**RECORDED INFORMATION:**
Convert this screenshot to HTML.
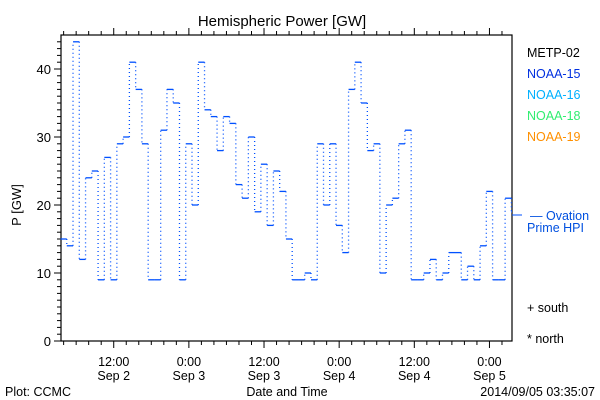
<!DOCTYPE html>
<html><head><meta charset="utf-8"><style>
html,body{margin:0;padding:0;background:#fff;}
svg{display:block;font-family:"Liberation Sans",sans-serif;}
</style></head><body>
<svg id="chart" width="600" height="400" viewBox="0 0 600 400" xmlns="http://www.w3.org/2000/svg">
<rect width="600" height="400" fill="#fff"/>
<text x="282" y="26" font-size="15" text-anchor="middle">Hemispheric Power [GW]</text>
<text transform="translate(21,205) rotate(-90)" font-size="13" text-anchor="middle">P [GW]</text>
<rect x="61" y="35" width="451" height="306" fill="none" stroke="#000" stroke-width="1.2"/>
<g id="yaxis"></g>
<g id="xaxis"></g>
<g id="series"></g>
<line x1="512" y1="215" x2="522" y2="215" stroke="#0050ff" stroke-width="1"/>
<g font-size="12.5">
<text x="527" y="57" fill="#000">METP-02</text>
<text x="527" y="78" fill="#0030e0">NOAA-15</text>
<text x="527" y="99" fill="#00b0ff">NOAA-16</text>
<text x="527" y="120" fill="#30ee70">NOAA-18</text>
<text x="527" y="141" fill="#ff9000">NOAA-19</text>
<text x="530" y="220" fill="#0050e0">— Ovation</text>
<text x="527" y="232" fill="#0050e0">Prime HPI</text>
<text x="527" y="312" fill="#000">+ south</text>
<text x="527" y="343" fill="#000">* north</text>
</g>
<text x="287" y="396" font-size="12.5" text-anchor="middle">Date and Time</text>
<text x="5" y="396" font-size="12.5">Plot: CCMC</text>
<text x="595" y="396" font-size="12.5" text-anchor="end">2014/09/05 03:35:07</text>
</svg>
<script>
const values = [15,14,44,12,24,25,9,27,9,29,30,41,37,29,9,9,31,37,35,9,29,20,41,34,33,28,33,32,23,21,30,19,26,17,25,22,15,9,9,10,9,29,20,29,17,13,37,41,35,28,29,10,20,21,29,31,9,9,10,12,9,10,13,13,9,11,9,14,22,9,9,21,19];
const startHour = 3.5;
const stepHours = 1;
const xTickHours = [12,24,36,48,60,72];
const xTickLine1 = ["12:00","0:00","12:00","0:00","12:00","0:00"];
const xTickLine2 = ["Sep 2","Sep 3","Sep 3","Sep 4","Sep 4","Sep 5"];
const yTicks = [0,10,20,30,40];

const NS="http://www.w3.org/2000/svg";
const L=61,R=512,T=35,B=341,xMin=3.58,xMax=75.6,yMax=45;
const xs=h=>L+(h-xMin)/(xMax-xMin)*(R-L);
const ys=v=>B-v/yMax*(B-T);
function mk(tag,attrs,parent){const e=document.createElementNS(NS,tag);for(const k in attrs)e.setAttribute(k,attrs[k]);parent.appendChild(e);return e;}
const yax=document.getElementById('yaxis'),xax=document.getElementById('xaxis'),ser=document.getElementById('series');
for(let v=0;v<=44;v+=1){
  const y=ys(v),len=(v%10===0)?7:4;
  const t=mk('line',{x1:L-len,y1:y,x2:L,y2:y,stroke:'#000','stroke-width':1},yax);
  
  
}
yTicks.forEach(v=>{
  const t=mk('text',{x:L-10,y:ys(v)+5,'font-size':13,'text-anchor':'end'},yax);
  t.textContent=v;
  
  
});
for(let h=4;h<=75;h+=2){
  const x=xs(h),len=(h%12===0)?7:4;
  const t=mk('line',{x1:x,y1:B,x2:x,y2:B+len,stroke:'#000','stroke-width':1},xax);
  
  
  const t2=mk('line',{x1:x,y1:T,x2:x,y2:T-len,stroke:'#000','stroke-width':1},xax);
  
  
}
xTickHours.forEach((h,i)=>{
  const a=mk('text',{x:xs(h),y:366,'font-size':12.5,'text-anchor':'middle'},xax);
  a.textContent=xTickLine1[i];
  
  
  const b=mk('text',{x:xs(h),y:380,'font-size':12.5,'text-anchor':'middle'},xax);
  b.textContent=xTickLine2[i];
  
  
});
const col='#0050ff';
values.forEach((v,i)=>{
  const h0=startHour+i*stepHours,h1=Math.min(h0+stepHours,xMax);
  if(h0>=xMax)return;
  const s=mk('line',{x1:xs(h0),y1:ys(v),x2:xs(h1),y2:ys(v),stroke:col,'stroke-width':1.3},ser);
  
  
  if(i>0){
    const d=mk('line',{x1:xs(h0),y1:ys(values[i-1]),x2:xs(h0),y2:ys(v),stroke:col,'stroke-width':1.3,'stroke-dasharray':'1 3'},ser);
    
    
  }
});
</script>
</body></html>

**REQUEST:** Quote every line word for word and keep the images out of the copy.

**TASK RESPONSE:**
Convert this screenshot to HTML.
<!DOCTYPE html>
<html><head><meta charset="utf-8"><style>
html,body{margin:0;padding:0;background:#fff;}
svg{display:block;font-family:"Liberation Sans",sans-serif;}
</style></head><body>
<svg id="chart" width="600" height="400" viewBox="0 0 600 400" xmlns="http://www.w3.org/2000/svg">
<rect width="600" height="400" fill="#fff"/>
<text x="282" y="26" font-size="15" text-anchor="middle">Hemispheric Power [GW]</text>
<text transform="translate(21,205) rotate(-90)" font-size="13" text-anchor="middle">P [GW]</text>
<rect x="61" y="35" width="451" height="306" fill="none" stroke="#000" stroke-width="1.2"/>
<g id="yaxis"></g>
<g id="xaxis"></g>
<g id="series"></g>
<line x1="512" y1="215" x2="522" y2="215" stroke="#0050ff" stroke-width="1"/>
<g font-size="12.5">
<text x="527" y="57" fill="#000">METP-02</text>
<text x="527" y="78" fill="#0030e0">NOAA-15</text>
<text x="527" y="99" fill="#00b0ff">NOAA-16</text>
<text x="527" y="120" fill="#30ee70">NOAA-18</text>
<text x="527" y="141" fill="#ff9000">NOAA-19</text>
<text x="530" y="220" fill="#0050e0">— Ovation</text>
<text x="527" y="232" fill="#0050e0">Prime HPI</text>
<text x="527" y="312" fill="#000">+ south</text>
<text x="527" y="343" fill="#000">* north</text>
</g>
<text x="287" y="396" font-size="12.5" text-anchor="middle">Date and Time</text>
<text x="5" y="396" font-size="12.5">Plot: CCMC</text>
<text x="595" y="396" font-size="12.5" text-anchor="end">2014/09/05 03:35:07</text>
</svg>
<script>
const values = [15,14,44,12,24,25,9,27,9,29,30,41,37,29,9,9,31,37,35,9,29,20,41,34,33,28,33,32,23,21,30,19,26,17,25,22,15,9,9,10,9,29,20,29,17,13,37,41,35,28,29,10,20,21,29,31,9,9,10,12,9,10,13,13,9,11,9,14,22,9,9,21,19];
const startHour = 3.5;
const stepHours = 1;
const xTickHours = [12,24,36,48,60,72];
const xTickLine1 = ["12:00","0:00","12:00","0:00","12:00","0:00"];
const xTickLine2 = ["Sep 2","Sep 3","Sep 3","Sep 4","Sep 4","Sep 5"];
const yTicks = [0,10,20,30,40];

const NS="http://www.w3.org/2000/svg";
const L=61,R=512,T=35,B=341,xMin=3.58,xMax=75.6,yMax=45;
const xs=h=>L+(h-xMin)/(xMax-xMin)*(R-L);
const ys=v=>B-v/yMax*(B-T);
function mk(tag,attrs,parent){const e=document.createElementNS(NS,tag);for(const k in attrs)e.setAttribute(k,attrs[k]);parent.appendChild(e);return e;}
const yax=document.getElementById('yaxis'),xax=document.getElementById('xaxis'),ser=document.getElementById('series');
for(let v=0;v<=44;v+=1){
  const y=ys(v),len=(v%10===0)?7:4;
  const t=mk('line',{x1:L-len,y1:y,x2:L,y2:y,stroke:'#000','stroke-width':1},yax);
  
  
}
yTicks.forEach(v=>{
  const t=mk('text',{x:L-10,y:ys(v)+5,'font-size':13,'text-anchor':'end'},yax);
  t.textContent=v;
  
  
});
for(let h=4;h<=75;h+=2){
  const x=xs(h),len=(h%12===0)?7:4;
  const t=mk('line',{x1:x,y1:B,x2:x,y2:B+len,stroke:'#000','stroke-width':1},xax);
  
  
  const t2=mk('line',{x1:x,y1:T,x2:x,y2:T-len,stroke:'#000','stroke-width':1},xax);
  
  
}
xTickHours.forEach((h,i)=>{
  const a=mk('text',{x:xs(h),y:366,'font-size':12.5,'text-anchor':'middle'},xax);
  a.textContent=xTickLine1[i];
  
  
  const b=mk('text',{x:xs(h),y:380,'font-size':12.5,'text-anchor':'middle'},xax);
  b.textContent=xTickLine2[i];
  
  
});
const col='#0050ff';
values.forEach((v,i)=>{
  const h0=startHour+i*stepHours,h1=Math.min(h0+stepHours,xMax);
  if(h0>=xMax)return;
  const s=mk('line',{x1:xs(h0),y1:ys(v),x2:xs(h1),y2:ys(v),stroke:col,'stroke-width':1.3},ser);
  
  
  if(i>0){
    const d=mk('line',{x1:xs(h0),y1:ys(values[i-1]),x2:xs(h0),y2:ys(v),stroke:col,'stroke-width':1.3,'stroke-dasharray':'1 3'},ser);
    
    
  }
});
</script>
</body></html>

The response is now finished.